Cocktail Trends for 2014

Cocktail trends in 2014Looking for the leading cocktail trends for 2014? Be prepared to turn your head in a few directions – there doesn’t seem to be a single clear cut answer. Depending on which experts you turn to, you’ll get a different answer… or answers in many cases.


Returning to simplicity seems to be a start, according to, “8 Ways You’ll Be Drinking Cocktails Differently.” Cocktails with a laundry list of ingredients look like they’re becoming passé with simpler, classic cocktails making a resurgence that let the flavor of the alcohol take the leading role. (Also see Classic Cocktails Making a Comeback.) “Once you get past five or six ingredients, the drink will become murky and disconnected, lacking direction,” said Beau du Bois, Corner Door (Culver City, CA) head bartender (as quoted in the Forbes article). Going hand-in-hand with the simplicity concept is a shorter time to make a good cocktail. Patrons are losing patience with waiting ten minutes to make a complicated, multi-ingredient drink.

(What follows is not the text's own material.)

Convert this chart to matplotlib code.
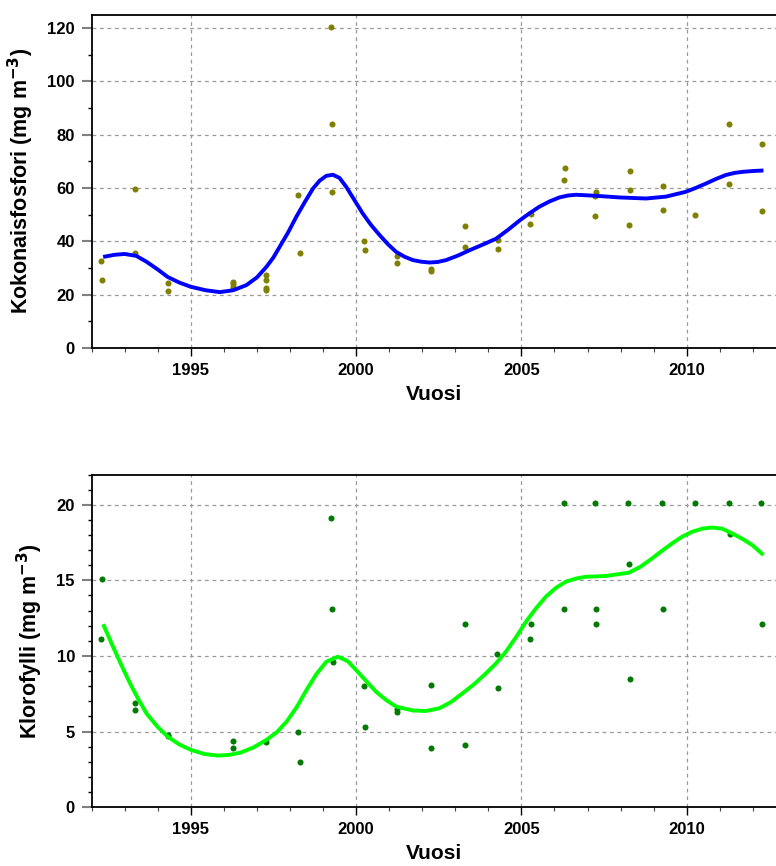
import matplotlib
matplotlib.use("Agg")
import matplotlib.pyplot as plt
from matplotlib.ticker import MultipleLocator

plt.rcParams['font.family'] = ['Liberation Sans', 'DejaVu Sans']
plt.rcParams['font.weight'] = 'bold'

# total phosphorus samples
tp_year = [1992.30, 1992.32, 1993.30, 1993.30, 1994.30, 1994.30,
           1996.29, 1996.29, 1996.29, 1997.28, 1997.28, 1997.28, 1997.28,
           1998.25, 1998.29, 1999.24, 1999.27, 1999.28, 2000.24, 2000.26,
           2001.23, 2001.25, 2002.26, 2002.28, 2003.28, 2003.30, 2004.30, 2004.28,
           2005.28, 2005.27, 2006.31, 2006.30, 2007.23, 2007.25, 2007.24,
           2008.27, 2008.28, 2008.26, 2009.28, 2009.27, 2010.26, 2011.29, 2011.28,
           2012.29, 2012.28]
tp_value = [32.6, 25.6, 59.5, 35.6, 24.6, 21.6,
            24.7, 23.9, 23.0, 27.6, 25.6, 22.6, 21.7,
            57.5, 35.5, 120.4, 84.1, 58.7, 40.1, 36.9,
            32.1, 34.6, 29.7, 29.1, 45.9, 37.9, 40.5, 37.0,
            50.4, 46.5, 67.5, 63.0, 56.9, 58.6, 49.7,
            66.5, 59.4, 46.2, 60.7, 51.9, 50.1, 84.2, 61.6,
            76.4, 51.3]

# smoothed trend for phosphorus
tp_trend_year = [1992.35, 1992.7, 1993.0, 1993.35, 1993.66, 1994.0, 1994.3, 1994.65, 1995.0,
                 1995.45, 1995.88, 1996.28, 1996.68, 1997.0, 1997.29, 1997.5, 1997.69,
                 1997.95, 1998.19, 1998.45, 1998.7, 1998.9, 1999.1, 1999.3, 1999.5,
                 1999.7, 1999.95, 2000.2, 2000.45, 2000.71, 2000.96, 2001.21, 2001.46,
                 2001.72, 2001.97, 2002.22, 2002.47, 2002.72, 2003.08, 2003.43, 2003.83,
                 2004.23, 2004.6, 2004.96, 2005.25, 2005.54, 2005.85, 2006.15, 2006.4,
                 2006.65, 2007.26, 2007.96, 2008.77, 2009.37, 2009.97, 2010.28, 2010.58,
                 2010.88, 2011.18, 2011.45, 2011.69, 2012.0, 2012.32]
tp_trend = [34.2, 35.0, 35.3, 34.6, 32.4, 29.5, 26.7, 24.6, 23.0,
            21.7, 21.0, 21.7, 23.6, 26.5, 30.5, 34.0, 38.0,
            43.5, 49.2, 54.8, 59.9, 62.8, 64.6, 65.0, 63.8,
            60.5, 55.5, 50.5, 46.2, 42.4, 39.0, 36.1, 34.3,
            33.0, 32.4, 32.1, 32.3, 33.0, 34.7, 36.7, 38.8,
            41.0, 44.4, 48.0, 50.6, 53.0, 55.0, 56.5, 57.2,
            57.5, 57.1, 56.5, 56.1, 56.8, 58.6, 60.1, 61.7,
            63.4, 64.9, 65.7, 66.1, 66.4, 66.6]

# chlorophyll samples
chl_year = [1992.32, 1992.30, 1993.30, 1993.30, 1994.30, 1994.32,
            1996.29, 1996.29, 1997.28, 1998.25, 1998.29,
            1999.24, 1999.27, 1999.30, 2000.24, 2000.28, 2001.23, 2001.25,
            2002.27, 2002.28, 2003.28, 2003.30, 2004.27, 2004.30,
            2005.28, 2005.26, 2006.28, 2006.30, 2007.23, 2007.25, 2007.26,
            2008.23, 2008.26, 2008.28, 2009.25, 2009.27, 2010.26,
            2011.27, 2011.30, 2012.24, 2012.28]
chl_value = [15.1, 11.1, 6.9, 6.4, 4.8, 4.7,
             4.4, 3.9, 4.3, 5.0, 3.0,
             19.1, 13.1, 9.6, 8.0, 5.3, 6.3, 6.5,
             8.1, 3.9, 12.1, 4.1, 10.1, 7.9,
             12.1, 11.1, 20.1, 13.1, 20.1, 13.1, 12.1,
             20.1, 16.1, 8.5, 20.1, 13.1, 20.1,
             20.1, 18.1, 20.1, 12.1]

# smoothed trend for chlorophyll
chl_trend_year = [1992.35, 1992.65, 1992.9, 1993.16, 1993.4, 1993.66, 1994.0, 1994.3, 1994.65,
                  1995.0, 1995.4, 1995.8, 1996.15, 1996.5, 1996.9, 1997.29, 1997.6, 1997.9,
                  1998.2, 1998.5, 1998.8, 1999.1, 1999.45, 1999.75, 2000.0, 2000.3, 2000.6,
                  2000.9, 2001.21, 2001.72, 2002.12, 2002.52, 2002.87, 2003.22, 2003.58,
                  2003.93, 2004.23, 2004.53, 2004.84, 2005.14, 2005.44, 2005.74, 2006.04,
                  2006.34, 2006.65, 2006.95, 2007.55, 2008.25, 2008.6, 2008.95, 2009.25,
                  2009.56, 2009.87, 2010.17, 2010.47, 2010.77, 2011.07, 2011.37, 2011.68,
                  2011.98, 2012.32]
chl_trend = [12.1, 10.6, 9.4, 8.2, 7.2, 6.2, 5.3, 4.67, 4.15,
             3.79, 3.52, 3.41, 3.45, 3.6, 3.95, 4.45, 4.95, 5.66,
             6.6, 7.75, 8.8, 9.62, 9.95, 9.65, 9.07, 8.35, 7.64,
             7.1, 6.65, 6.39, 6.36, 6.54, 6.95, 7.53, 8.15,
             8.85, 9.5, 10.28, 11.25, 12.27, 13.15, 13.92, 14.5,
             14.91, 15.12, 15.24, 15.29, 15.51, 15.9, 16.45, 16.95,
             17.45, 17.9, 18.22, 18.42, 18.5, 18.42, 18.11, 17.75,
             17.34, 16.68]

fig = plt.figure(figsize=(7.76, 8.66), dpi=100)
ax1 = fig.add_axes([0.118, 0.598, 0.882, 0.385])
ax2 = fig.add_axes([0.118, 0.068, 0.882, 0.384])


def style_axes(ax, ymax, ymajor, yminor, ylabel):
    ax.set_xlim(1992, 2012.7)
    ax.set_ylim(0, ymax)
    ax.xaxis.set_major_locator(MultipleLocator(5))
    ax.xaxis.set_minor_locator(MultipleLocator(1))
    ax.yaxis.set_major_locator(MultipleLocator(ymajor))
    ax.yaxis.set_minor_locator(MultipleLocator(yminor))
    ax.grid(True, which='major', linestyle=(0, (3, 3)), color='#999999', linewidth=0.9)
    ax.set_axisbelow(True)
    ax.spines['right'].set_visible(False)
    for s in ['left', 'bottom', 'top']:
        ax.spines[s].set_linewidth(1.3)
    ax.tick_params(axis='y', which='major', length=7, width=1.5, color='#808080',
                   labelsize=12, pad=5)
    ax.tick_params(axis='y', which='minor', length=3, width=1, color='black')
    ax.tick_params(axis='x', which='major', length=6, width=1, color='black',
                   labelsize=12, pad=5)
    ax.tick_params(axis='x', which='minor', length=3, width=0.8, color='#444444')
    for lab in ax.get_xticklabels() + ax.get_yticklabels():
        lab.set_fontweight('bold')
    ax.set_xlabel('Vuosi', fontsize=15, fontweight='bold', labelpad=5)
    ax.set_ylabel(ylabel, fontsize=15.5, fontweight='bold', labelpad=8)


style_axes(ax1, 125, 20, 10, r'Kokonaisfosfori (mg m$^{\mathbf{-3}}$)')
ax1.scatter(tp_year, tp_value, s=19, color='#808000', zorder=3, linewidths=0)
ax1.plot(tp_trend_year, tp_trend, color='#0000ff', linewidth=2.8, zorder=4,
         solid_capstyle='butt', solid_joinstyle='round')

style_axes(ax2, 22, 5, 1, r'Klorofylli (mg m$^{\mathbf{-3}}$)')
ax2.scatter(chl_year, chl_value, s=19, color='#007a00', zorder=3, linewidths=0)
ax2.plot(chl_trend_year, chl_trend, color='#00ff00', linewidth=2.8, zorder=4,
         solid_capstyle='butt', solid_joinstyle='round')

fig.savefig('out.png', dpi=100)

While there may be a push toward simplicity, the idea of ready-to-serve cocktails is losing favor. According to Jim Beam in a recent quarterly report, this category is showing a weakness, indicating that buyers would rather make the drinks themselves from scratch or have a bartender do it for them.

Craft is In

The craft beer industry has exploded, and now it looks like craft distillers are going to follow suit. According to “Spirits: Bartenders give some spirited predictions” by the Pittsburg Post Gazette, there are now 600 distilleries in the country while there were only 70 a decade ago. Most of these are finding success competing against the giants in the same way that craft breweries carved out a huge niche in the beer industry. The number of distilleries could jump to 750 by the end of this year. These small distilleries are experimenting with assorted liqueur flavors that are gaining favor as well as crafting rum, gin, and aquavit in small batches.

Craft beer continues to take center stage with American tastes changing toward more robust flavors. The Brewers Association contends that American craft brewers are revered around the world for their innovation, and the organization has now defined more than 100 beer styles. Additionally, most Americans live within 10 miles of a brewery, and with a push across the food and beverage industries to think and support local, don’t overlook the brewery that’s probably in your own backyard.

Boldness and Bitters

With palettes changing, there’s a move toward bold and bitter flavors. Bitters are used in small amounts, sold in tiny bottles and last for years but give a big flavor to cocktails. Some bars are turning to making bitters themselves, and promoting house-made bitters has been a growing marketing ploy. However, you may not need to go to the trouble. The rise in craft distilleries brings with it a rise in craft bitter producers that are getting licenses to sell their products commercially.

Smoky flavors are also trending up. Certainly, smokiness is the essence of whiskey, but it’s showing up in other places now as well. How about smoked ice cubes? At Restaurant Kelly Liken in Vail, CO, bartenders place ice cubes in the meat smokers, then refreeze the melted water. The flavor, according to Ian Tulk, lead bartender, is very clean with a campfire smell.

New Zealand rum maker, Stolen has also introduced a coffee and cigarette flavor. This spiced rum, according to the maker, is infused with roasted coffee bean and smoke flavors for a unique style of spiced rum. It imparts a sweet coffee aroma with a smoky but smooth mouth feel.

While there’s no clear cut, easy-to-follow trend for 2014, think simple, think local, and throw in a dash of bold and bitter.